SEE ALSO: Can the 2016 Volt Break Beyond ‘Niche’ And Go ‘Mainstream?’

So the Volt wants to be mainstream, but it’s been a niche. Is that an oxymoron? A mainstream niche product? And plug-in car watchers are still scratching their head, looking for a congruent message this time. Chevrolet is working to spread excitement, but changed plans in September so 39 states will not receive 2016s. It says it wants to nail down the 11 states, get set up, and move forward. Observers are hoping this won’t be mixed messages round two.
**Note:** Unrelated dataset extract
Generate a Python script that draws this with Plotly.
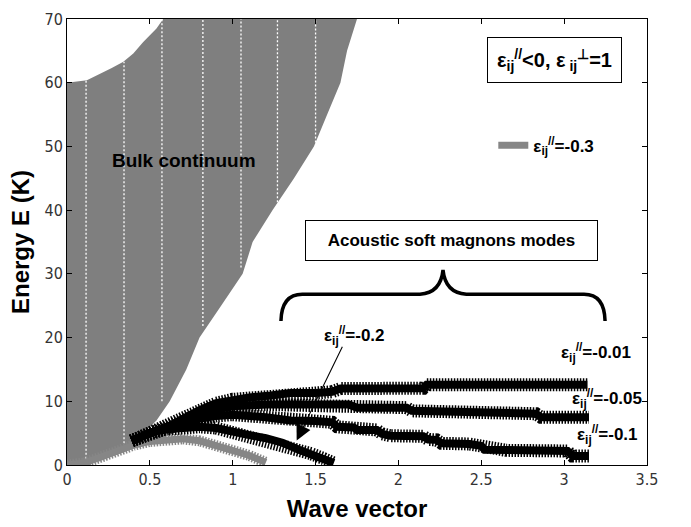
import plotly.graph_objects as go

# ---------------- data ----------------
x_ticks = [0, 0.5, 1, 1.5, 2, 2.5, 3, 3.5]
x_tick_labels = ["0", "0.5", "1", "1.5", "2", "2.5", "3", "3.5"]
y_ticks = [0, 10, 20, 30, 40, 50, 60, 70]
y_tick_labels = ["0", "10", "20", "30", "40", "50", "60", "70"]

# outline of the bulk continuum (grey area)
bulk_x = [0.0, 0.0, 0.12, 0.16, 0.20, 0.27, 0.34, 0.40, 0.46, 0.54, 0.58, 1.75, 1.69,
          1.65, 1.57, 1.49, 1.37, 1.24, 1.12, 1.06, 0.93, 0.80, 0.72, 0.62, 0.54,
          0.46, 0.42, 0.35, 0.25, 0.18, 0.14]
bulk_y = [0.0, 60.0, 60.4, 60.9, 61.5, 62.3, 63.3, 64.6, 66.4, 68.5, 70.0, 70.0, 65.0,
          60.0, 55.0, 50.0, 45.0, 40.0, 35.0, 30.0, 25.0, 20.0, 15.0, 10.0, 7.0,
          5.0, 3.9, 3.0, 1.8, 0.8, 0.0]

# white dotted stripes inside the bulk continuum
stripe_x = [0.115, 0.344, 0.573, 0.82, 1.05, 1.27, 1.50]
stripe_bottom = [1.0, 3.4, 10.0, 21.8, 31.0, 40.0, 50.0]
stripe_top = [60.4, 63.3, 70.0, 70.0, 70.0, 70.0, 70.0]

# eps_ij// = -0.3 (grey mode)
m03_x = [0.0, 0.1, 0.2, 0.3, 0.4, 0.5, 0.6, 0.7, 0.8, 0.9, 1.0, 1.1, 1.2]
m03_y = [0.0, 0.3, 1.2, 2.2, 3.1, 3.7, 4.0, 4.1, 3.8, 3.1, 2.4, 1.5, 0.4]

# acoustic soft magnon modes (black)
m001_x = [0.39, 0.45, 0.52, 0.60, 0.70, 0.80, 0.90, 1.00, 1.10, 1.23, 1.35, 1.50, 1.60,
          1.65, 2.15, 2.17, 3.14]
m001_y = [3.8, 4.5, 5.2, 5.9, 7.3, 8.6, 9.7, 10.3, 10.6, 10.9, 11.3, 11.3, 11.5,
          12.0, 12.05, 12.6, 12.6]

m005_x = [0.39, 0.45, 0.52, 0.60, 0.70, 0.80, 0.90, 1.00, 1.20, 1.70, 1.75, 2.05, 2.08,
          2.40, 2.45, 2.83, 2.86, 3.15]
m005_y = [3.8, 4.5, 5.2, 5.8, 7.0, 8.0, 8.7, 9.2, 9.5, 9.5, 9.0, 9.0, 8.5,
          8.4, 8.1, 8.05, 7.5, 7.5]

m01_x = [0.39, 0.45, 0.52, 0.60, 0.70, 0.80, 0.90, 1.00, 1.20, 1.35, 1.50, 1.60, 1.63,
         1.73, 1.75, 1.87, 1.90, 1.95, 2.15, 2.18, 2.23, 2.26, 2.43, 2.50, 2.52,
         2.65, 3.02, 3.05, 3.15]
m01_y = [3.8, 4.5, 5.2, 5.7, 6.6, 7.3, 7.7, 7.9, 7.5, 7.0, 6.9, 6.7, 6.0,
         5.9, 5.5, 5.5, 4.9, 4.6, 4.5, 4.0, 3.95, 3.4, 3.3, 3.0, 2.4,
         2.3, 2.2, 1.4, 1.4]

m02_x = [0.39, 0.45, 0.52, 0.60, 0.70, 0.80, 0.90, 1.00, 1.10, 1.20, 1.30, 1.40, 1.47,
         1.55, 1.61]
m02_y = [3.8, 4.5, 5.2, 5.6, 5.9, 6.0, 5.8, 5.1, 4.7, 4.2, 3.5, 2.4, 1.8,
         1.0, 0.3]

GREY = "#7f7f7f"
GREY_MODE = "#868686"
BLACK = "#000000"
FONT = "Liberation Sans, Arial, sans-serif"
NARROW = "Liberation Sans Narrow, DejaVu Sans Condensed, Arial Narrow, sans-serif"

fig = go.Figure()

# bulk continuum
fig.add_trace(go.Scatter(x=bulk_x, y=bulk_y, fill="toself", fillcolor=GREY,
                         mode="lines", line=dict(width=0, color=GREY),
                         hoverinfo="skip", showlegend=False))

# stripes
sx, sy = [], []
for xv, yb, yt in zip(stripe_x, stripe_bottom, stripe_top):
    sx += [xv, xv, None]
    sy += [yb, yt, None]
fig.add_trace(go.Scatter(x=sx, y=sy, mode="lines",
                         line=dict(color="white", width=1.3, dash="2px,2px"),
                         hoverinfo="skip", showlegend=False))


def add_mode(xs, ys, color, wide, core, name=None, legend=False):
    # comb-like edges made of short perpendicular dashes (star markers look)
    fig.add_trace(go.Scatter(x=xs, y=ys, mode="lines",
                             line=dict(color=color, width=wide, dash="1.5px,1.5px"),
                             hoverinfo="skip", showlegend=False))
    fig.add_trace(go.Scatter(x=xs, y=ys, mode="lines", name=name,
                             line=dict(color=color, width=core),
                             showlegend=legend))


add_mode(m03_x, m03_y, GREY_MODE, 11, 7, name="ε<sub>ij</sub><sup>//</sup>=-0.3", legend=True)
add_mode(m02_x, m02_y, BLACK, 13, 8, name="-0.2")
add_mode(m01_x, m01_y, BLACK, 13, 8, name="-0.1")
add_mode(m005_x, m005_y, BLACK, 13, 8, name="-0.05")
add_mode(m001_x, m001_y, BLACK, 13, 8, name="-0.01")

bold = dict(family=FONT, size=17, color="black", weight="bold")

annotations = [
    dict(x=0.706, y=47.8, text="Bulk continuum", showarrow=False,
         font=dict(family=FONT, size=19, color="black", weight="bold")),
    dict(x=2.94, y=63.5, text="ε<sub>ij</sub><sup>//</sup>&lt;0, ε<sub> ij</sub><sup>⊥</sup>=1",
         showarrow=False, font=dict(family=FONT, size=20, color="black", weight="bold"),
         bordercolor="black", borderwidth=1, borderpad=4, width=125, height=36,
         bgcolor="white"),
    dict(x=2.32, y=35.3, text="Acoustic soft magnons modes", showarrow=False,
         font=dict(family=FONT, size=17, color="black", weight="bold"),
         bordercolor="black", borderwidth=1, borderpad=4, width=283, height=31,
         bgcolor="white"),
    dict(x=1.732, y=20.3, text="ε<sub>ij</sub><sup>//</sup>=-0.2", showarrow=False, font=bold),
    dict(x=3.19, y=17.6, text="ε<sub>ij</sub><sup>//</sup>=-0.01", showarrow=False, font=bold),
    dict(x=3.26, y=10.5, text="ε<sub>ij</sub><sup>//</sup>=-0.05", showarrow=False, font=bold),
    dict(x=3.26, y=4.8, text="ε<sub>ij</sub><sup>//</sup>=-0.1", showarrow=False, font=bold),
    dict(x=1.386, y=3.85, ax=1.666, ay=18.8, axref="x", ayref="y", text="",
         showarrow=True, arrowhead=2, arrowsize=2.8, arrowwidth=1.1,
         arrowcolor="black", standoff=0),
]

brace = ("M 1.291,22.6 Q 1.295,26.8 1.42,26.8 L 2.13,26.8 Q 2.255,27.0 2.269,30.6 "
         "Q 2.283,27.0 2.41,26.8 L 3.12,26.8 Q 3.243,26.8 3.247,22.6")

fig.update_layout(
    width=691, height=527,
    margin=dict(l=67, r=44, t=10, b=62),
    paper_bgcolor="white", plot_bgcolor="white",
    font=dict(family=FONT, color="black"),
    annotations=annotations,
    shapes=[dict(type="path", path=brace, xref="x", yref="y",
                 line=dict(color="black", width=3.5))],
    legend=dict(x=0.735, y=0.716, xanchor="left", yanchor="middle",
                bgcolor="rgba(0,0,0,0)", borderwidth=0,
                font=dict(family=FONT, size=17, color="black", weight="bold")),
    xaxis=dict(range=[0, 3.5], tickvals=x_ticks, ticktext=x_tick_labels,
               showgrid=False, zeroline=False, showline=True, linecolor="black",
               linewidth=1, mirror="ticks", ticks="inside", ticklen=5,
               tickcolor="black",
               tickfont=dict(family=NARROW, size=16, color="#333333"),
               title=dict(text="Wave vector", standoff=11,
                          font=dict(family=FONT, size=24, color="black", weight="bold"))),
    yaxis=dict(range=[0, 70], tickvals=y_ticks, ticktext=y_tick_labels,
               showgrid=False, zeroline=False, showline=True, linecolor="black",
               linewidth=1, mirror="ticks", ticks="inside", ticklen=5,
               tickcolor="black",
               tickfont=dict(family=NARROW, size=16, color="#333333"),
               title=dict(text="Energy E (K)", standoff=8,
                          font=dict(family=FONT, size=24, color="black", weight="bold"))),
)

fig.write_html("out.html")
But if something about the Volt is a deal breaker for you, there’s always the Ford Fusion Energi, 2016 Hyundai Sonata PHEV, others in this class, or whatever else works for you.

The well-balanced fun-yet-frugal Volt should however please more people than not.

Price starts at $33,995 including $825 destination. An upscale LTZ trim starts at $38,345.

Eligible for a full $7,500 federal tax credit – a couple thousand more than the PHEVs – and state subsidies where applicable, its total cost of ownership can prove amazingly good.


How good? Edmunds True Cost To Own calculator has shown last year’s 2015 model priced at $32,500 after dealer discounts could earn back the difference and then save an average driver in Southern California $6,000 in five years compared to a $21,400 Chevy Cruze.

The 2016 ought to do better, and it should sell better.

In question is whether Volt sales will surprise analysts who predict the 200-mile range 2017 Chevy Bolt, Nissan Leaf, and Tesla Model 3 will steal sales after the first year.

SEE ALSO: Is the 2016 Volt Worth Buying?

Maybe, maybe not. That there’s upward potential is clear. This Volt has been reinvented, and we think it has paid dues, not all of them justified. Perhaps it’s due for a rebound?

We certainly hope so. For all the fair and unfair observations focused on this Chevy over the last half decade, it is a winner and the new one is better.